AP
Oluşturulma Tarihi: Nisan 07, 2009 00:00
MEKNES, Morocco - On paper, wine is 'haram,' or forbidden to Muslims, but Morocco has become one of the largest winemakers in the Muslim world, with the equivalent of 35 million bottles produced last year. Wine brings the state millions in sales tax, even though Islam appears to be on the rise politically
The gently rolling hills planted thick with vineyards are an unlikely sight for a Muslim country set partly in the deserts and palms of North Africa. Yet the grapes, and the wine they produce, are thriving in Morocco despite Islam's ban on alcohol consumption.
Morocco has become one of the largest winemakers in the Muslim world, with the equivalent of 35 million bottles produced last year. Wine brings the state millions in sales tax, even though Islam appears to be on the rise politically.

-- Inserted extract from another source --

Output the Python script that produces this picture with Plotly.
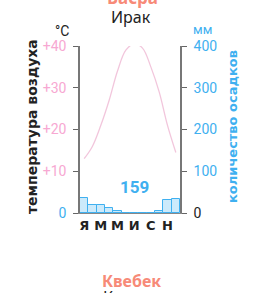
import plotly.graph_objects as go

months = list(range(1, 13))
month_ticks = [1, 3, 5, 7, 9, 11]
month_labels = ["<b>Я</b>", "<b>М</b>", "<b>М</b>", "<b>И</b>", "<b>С</b>", "<b>Н</b>"]
temperature = [13, 16, 21, 27, 34, 39, 40.5, 39.5, 35, 29, 21, 14.5]
precipitation = [35, 18, 20, 12, 4, 0, 0, 0, 1, 5, 30, 34]
total_precip = "159"
temp_tickvals = [0, 10, 20, 30, 40]
temp_ticktext = ["<span style='color:#3fb0f0'>0</span>", "+10", "+20", "+30", "+40"]
prec_tickvals = [0, 100, 200, 300, 400]
prec_ticktext = ["<span style='color:#222'>0</span>", "100", "200", "300", "400"]

PINK = "#f7a8d2"
LINE_PINK = "#f2c6dc"
BLUE = "#3fb0f0"
SALMON = "#f78a78"
W, H = 270, 293

fig = go.Figure()
fig.add_trace(go.Bar(x=months, y=precipitation, yaxis="y2", width=1,
                     marker=dict(color="rgba(170,220,248,0.6)", line=dict(color=BLUE, width=1)),
                     showlegend=False))
fig.add_trace(go.Scatter(x=months, y=temperature, mode="lines", line=dict(color=LINE_PINK, width=1.3, shape="spline"),
                         showlegend=False))

fig.update_layout(
    width=W, height=H, margin=dict(l=0, r=0, t=0, b=0),
    paper_bgcolor="white", plot_bgcolor="white",
    font=dict(family="Roboto, Liberation Sans, sans-serif"),
    xaxis=dict(domain=[80 / W, 180 / W], range=[0.5, 12.5], tickvals=month_ticks, ticktext=month_labels,
               showgrid=False, zeroline=False, showline=True, linecolor="#888", linewidth=1,
               ticks="", tickfont=dict(size=13, color="#222", family="DejaVu Sans"), ticklabelstandoff=0,
               automargin=False),
    yaxis=dict(domain=[(H - 213) / H, (H - 46) / H], range=[0, 40], tickvals=temp_tickvals, ticktext=temp_ticktext,
               showgrid=False, zeroline=False, showline=True, linecolor="#777", linewidth=1.5,
               ticks="outside", ticklen=5, tickcolor="#666", tickfont=dict(size=14, color=PINK),
               ticklabelstandoff=4, automargin=False),
    yaxis2=dict(overlaying="y", side="right", range=[0, 400], tickvals=prec_tickvals, ticktext=prec_ticktext,
                showgrid=False, zeroline=False, showline=True, linecolor="#777", linewidth=1.5,
                ticks="outside", ticklen=5, tickcolor="#666", tickfont=dict(size=14, color=BLUE),
                ticklabelstandoff=4, automargin=False),
    bargap=0,
)

ann = [
    dict(text="<b>Басра</b>", x=132 / W, y=(H + 3) / H, font=dict(size=17, color=SALMON, family="Noto Sans")),
    dict(text="Ирак", x=131 / W, y=(H - 17) / H, font=dict(size=16, color="#222", family="Noto Sans")),
    dict(text="°С", x=62 / W, y=(H - 31) / H, font=dict(size=14, color="#222")),
    dict(text="мм", x=202 / W, y=(H - 30) / H, font=dict(size=13, color=BLUE)),
    dict(text="<b>температура воздуха</b>", x=32 / W, y=(H - 127) / H, textangle=-90,
         font=dict(size=14, color="#222", family="DejaVu Sans")),
    dict(text="<b>количество осадков</b>", x=232 / W, y=(H - 127) / H, textangle=-90,
         font=dict(size=13, color=BLUE, family="DejaVu Sans")),
    dict(text="<b>" + total_precip + "</b>", x=134 / W, y=(H - 187) / H, font=dict(size=17, color=BLUE)),
    dict(text="<b>Квебек</b>", x=131 / W, y=(H - 281) / H, font=dict(size=16, color=SALMON, family="Noto Sans")),
    dict(text="Канада", x=131 / W, y=(H - 297) / H, font=dict(size=16, color="#222", family="Noto Sans")),
]
for a in ann:
    a.update(xref="paper", yref="paper", showarrow=False, xanchor="center", yanchor="middle")
fig.update_layout(annotations=ann)

fig.write_html("out.html", config={"displayModeBar": False},
               post_script="document.body.style.margin='0';document.body.style.overflow='hidden';")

"Morocco is a country of tolerance," said Mehdi Bouchaara, the deputy general manager at the Celliers de Meknes, the country's largest winemaker, which bottles over 85 percent of the national output. "It's everybody's personal choice whether to drink or not."
The Celliers have flourished on this tolerance. The firm now cultivates 2,100 hectares of vineyards, bottling everything from entry-level table wine to homemade champagne and high-end claret; its Chateau Roslane claret is aged in a vaulted cellar packed with oak barrels imported from France. The winery now dwarfs virtually any other producer in Europe.
Wine is haram on paper
On paper, wine is "haram," or forbidden to Muslims. But Bouchaara said the firm's distribution is legal since it only sells to traders authorized by the state, who in turn officially sell exclusively to non-Muslim tourists.
Statistics, however, show that Moroccans consume on average 1 liter of wine per person each year, and the Moroccan state itself is the largest owner of the country's 12,000 hectares of vineyards.
The paradox illustrates Morocco's delicate balancing act. The rapidly modernizing country thrives on tourism and trade with Europe, but its people remain deeply conservative. Morocco's ruler, King Mohammed VI, is also "commander of the believers" and protector of the faith. Islamists authorized to take part in politics are the second-largest force in Parliament, while support for non-authorized groups is believed to be even larger.
Despite this uncertain setting for wine culture, the Celliers' owner, Brahim Zniber, is among the country's richest people. His group employs 6,500 people, nearly all of them Muslim, and revenues rose to 225 million euros last year. Its three biggest sources of income are wine production with the Celliers de Meknes, hard liquor imports and Coca-Cola bottling.
Zniber's latest ventures, in addition to a new Moroccan champagne, include plans to build a luxury hotel offering the country's first "vinotherapy" spa resort, with health-care creams and baths based on grape products.
But the group has also tested the limits of the gray zone it operates in. The wine festival it helped promote in 2007 caused protests in nearby Meknes, a deeply religious city of 500,000 run until recently by an Islamist mayor.
"The festival was an unnecessary provocation," said Aboubakr Belkora, the former mayor who was slammed by his own Islamist group, the Justice and Development Party, for halfheartedly authorizing the gathering in the center of town.
The ex-mayor said that "for religious reasons," he uprooted about 100 hectares of vineyards from his own fields but has no qualms with others making or drinking wine.
Others feel there is some hypocrisy to the practice.
Hassan, a restaurant manager, said he wasn't allowed a license to serve alcoholic drinks because he is Muslim. "But everyone knows we serve wine with our food," he said, pointing at the restaurant's patrons, both foreign and Moroccan, sipping their wine over dinner.
Another owner in Meknes, who also requested anonymity because of his practices, said he serves wine in tinted glasses, keeps bottles out of sight, and tells clients to say they were drinking soft drinks if questioned. "Police rarely come, and if they do they never look inside the glass," he said.
These practices reflect a much more lenient culture than in other Muslim countries.
27 million bottles per year
Within Morocco's more favorable context, the Celliers winery sells 27 million bottles per year, mostly inside the country. Two million bottles head to Europe or the United States and the firm is planting another 800 hectares of grapes to meet new demand from China, said Jean-Pierre Dehut, a former liquor-store owner in Belgium hired as the Celliers' export manager.
By the size of the huge new bottling plant it is building and the 450 people it employs, the Celliers is more on-par with the new, industrial-scaled wine businesses in Australia, Chile or California than with Europe's often family-owned domains. But Dehut stressed that Morocco has made wine for at least 2,500 years, since the Phoenicians colonized its coast. "This country exported wine to Rome during the Roman Empire," he said.
Winemaking soared during the French colonial era, which lasted more than 50 years until the country's independence in 1956.
By then, hundreds of vineyards planted with French vines Ğ mostly centered on the sunny plateau around Meknes in northern Morocco Ğ churned out some 300 million hectoliters each year.